** start Data segment **

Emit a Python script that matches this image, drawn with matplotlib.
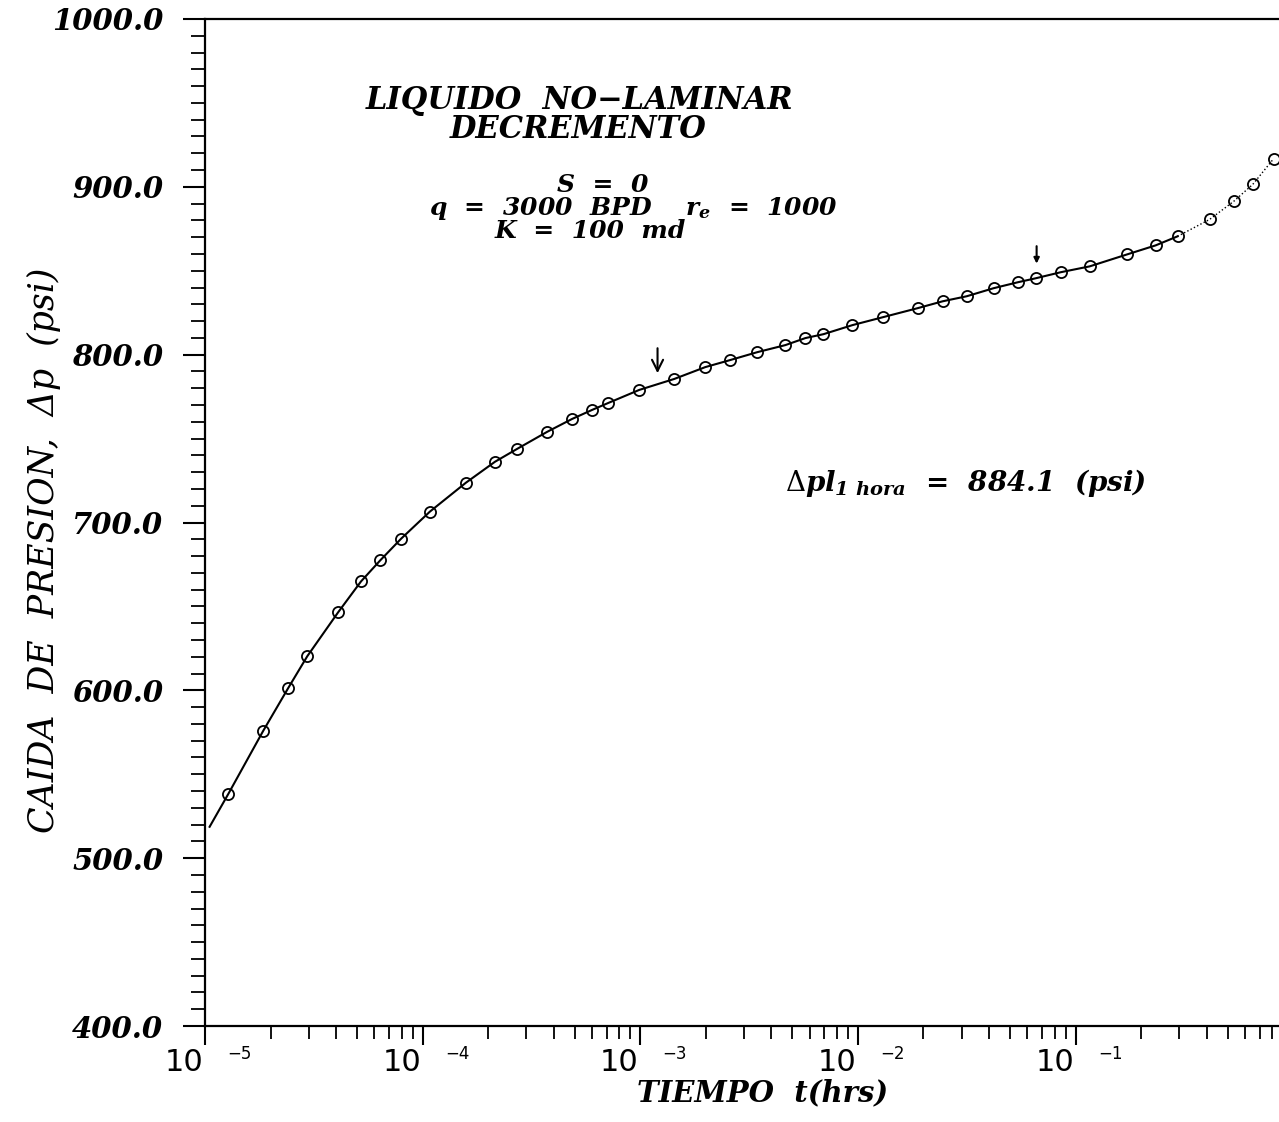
import matplotlib
matplotlib.use('Agg')
import matplotlib.pyplot as plt
from matplotlib.ticker import LogLocator, MultipleLocator, FormatStrFormatter, NullFormatter

plt.rcParams['mathtext.fontset'] = 'custom'
plt.rcParams['mathtext.it'] = 'DejaVu Serif:italic:bold'
plt.rcParams['mathtext.rm'] = 'DejaVu Serif'
plt.rcParams['mathtext.bf'] = 'DejaVu Serif:italic:bold'

# datos: tiempo (hrs) y caida de presion (psi)
t_hrs = [1.28e-5, 1.85e-5, 2.41e-5, 2.95e-5, 4.09e-5, 5.21e-5, 6.38e-5, 7.97e-5,
         1.08e-4, 1.58e-4, 2.15e-4, 2.72e-4, 3.73e-4, 4.86e-4, 6.01e-4, 7.12e-4,
         9.89e-4, 1.43e-3, 1.99e-3, 2.59e-3, 3.45e-3, 4.64e-3, 5.74e-3, 6.94e-3,
         9.43e-3, 1.30e-2, 1.88e-2, 2.45e-2, 3.16e-2, 4.20e-2, 5.41e-2, 6.55e-2,
         8.53e-2, 0.116, 0.173, 0.233, 0.294, 0.413, 0.532, 0.651, 0.813]
dp_psi = [538.3, 575.8, 601.3, 620.3, 646.5, 664.9, 677.4, 690.4,
          706.5, 723.7, 736.2, 743.9, 754.0, 761.7, 767.1, 771.2,
          779.0, 785.5, 792.6, 796.8, 801.5, 805.7, 809.9, 812.2,
          817.6, 822.3, 827.7, 831.8, 834.8, 839.6, 843.1, 845.5,
          849.1, 852.6, 859.8, 865.1, 870.5, 880.6, 891.3, 901.4, 916.8]

# inicio de la curva continua
t_start = 1.05e-5
dp_start = 518.7
n_solid = 37  # puntos unidos con linea continua, el resto punteado

# flechas (x, p punta, p cola)
arrows = [(1.2e-3, 787.3, 805.5), (6.62e-2, 852.6, 866.3)]

decades = [-5, -4, -3, -2, -1]

fig = plt.figure(figsize=(12.79, 11.22), dpi=100)
ax = fig.add_axes([205 / 1279, 1 - 1026 / 1122, 1 - 205 / 1279, 1007 / 1122])

ax.plot([t_start] + t_hrs[:n_solid], [dp_start] + dp_psi[:n_solid], color='black', lw=1.5)
ax.plot(t_hrs[n_solid - 1:], dp_psi[n_solid - 1:], color='black', lw=1.0, ls=':')
ax.plot(t_hrs, dp_psi, ls='none', marker='o', ms=8, mfc='none', mec='black', mew=1.3)

ax.set_xscale('log')
ax.set_xlim(1e-5, 0.86)
ax.set_ylim(400, 1000)

ax.spines['right'].set_visible(False)
for s in ['left', 'bottom', 'top']:
    ax.spines[s].set_linewidth(1.6)

ax.yaxis.set_major_locator(MultipleLocator(100))
ax.yaxis.set_minor_locator(MultipleLocator(10))
ax.yaxis.set_major_formatter(FormatStrFormatter('%.1f'))
ax.xaxis.set_major_locator(LogLocator(base=10, numticks=20))
ax.xaxis.set_minor_locator(LogLocator(base=10, subs=range(2, 10), numticks=20))
ax.xaxis.set_major_formatter(NullFormatter())
ax.xaxis.set_minor_formatter(NullFormatter())

ax.tick_params(axis='y', which='major', direction='out', length=16, width=1.5, pad=14,
               labelsize=21)
ax.tick_params(axis='y', which='minor', direction='out', length=10, width=1.3)
ax.tick_params(axis='x', which='major', direction='out', length=14, width=1.5)
ax.tick_params(axis='x', which='minor', direction='out', length=9, width=1.3)
for lab in ax.get_yticklabels():
    lab.set_fontfamily('DejaVu Serif')
    lab.set_fontweight('bold')
    lab.set_fontstyle('italic')

# etiquetas del eje x: 10 con exponente separado
for k in decades:
    ax.annotate('10', xy=(10.0 ** k, 0), xycoords=('data', 'axes fraction'),
                xytext=(-1, -26), textcoords='offset points', ha='right', va='center',
                fontsize=22, family='DejaVu Sans', annotation_clip=False)
    ax.annotate('\u2212%d' % abs(k), xy=(10.0 ** k, 0), xycoords=('data', 'axes fraction'),
                xytext=(16, -20), textcoords='offset points', ha='left', va='center',
                fontsize=12, family='DejaVu Sans', annotation_clip=False)

serif_bi = dict(family='DejaVu Serif', fontweight='bold', fontstyle='italic')

fig.text(763 / 1279, 1 - 1093 / 1122, 'TIEMPO  t(hrs)', ha='center', va='center',
         fontsize=21, **serif_bi)
fig.text(44 / 1279, 1 - 550 / 1122, 'CAIDA  DE  PRESION,  \u0394p  (psi)', rotation=90,
         ha='center', va='center', fontsize=25, family='DejaVu Serif', fontstyle='italic')

# bloque de texto con los datos del caso
fig.text(580 / 1279, 1 - 100 / 1122, 'LIQUIDO  NO\u2212LAMINAR', ha='center', va='center',
         fontsize=22, **serif_bi)
fig.text(578 / 1279, 1 - 130 / 1122, 'DECREMENTO', ha='center', va='center',
         fontsize=22, **serif_bi)
fig.text(603 / 1279, 1 - 185 / 1122, 'S  =  0', ha='center', va='center',
         fontsize=18, **serif_bi)
fig.text(633 / 1279, 1 - 208 / 1122, 'q  =  3000  BPD    $r_e$  =  1000', ha='center',
         va='center', fontsize=18, **serif_bi)
fig.text(590 / 1279, 1 - 231 / 1122, 'K  =  100  md', ha='center', va='center',
         fontsize=18, **serif_bi)
fig.text(785 / 1279, 1 - 483 / 1122, r'$\Delta pl_{\mathbf{1}\ hora}$  =  884.1  (psi)',
         ha='left', va='center', fontsize=20, **serif_bi)

for i, (x, p_tip, p_tail) in enumerate(arrows):
    ax.annotate('', xy=(x, p_tip), xytext=(x, p_tail),
                arrowprops=dict(arrowstyle='->' if i == 0 else '-|>', color='black', lw=1.5,
                                mutation_scale=20 if i == 0 else 8))

fig.savefig('out.png', dpi=100)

** end Data segment **

_Short problem_: Please extract exactly the lines of the data, from the first through the line containing "from matplotlib.ticker import", and add no pictures to the copy.

_Exercise answer_:
Emit a Python script that matches this image, drawn with matplotlib.
import matplotlib
matplotlib.use('Agg')
import matplotlib.pyplot as plt
from matplotlib.ticker import LogLocator, MultipleLocator, FormatStrFormatter, NullFormatter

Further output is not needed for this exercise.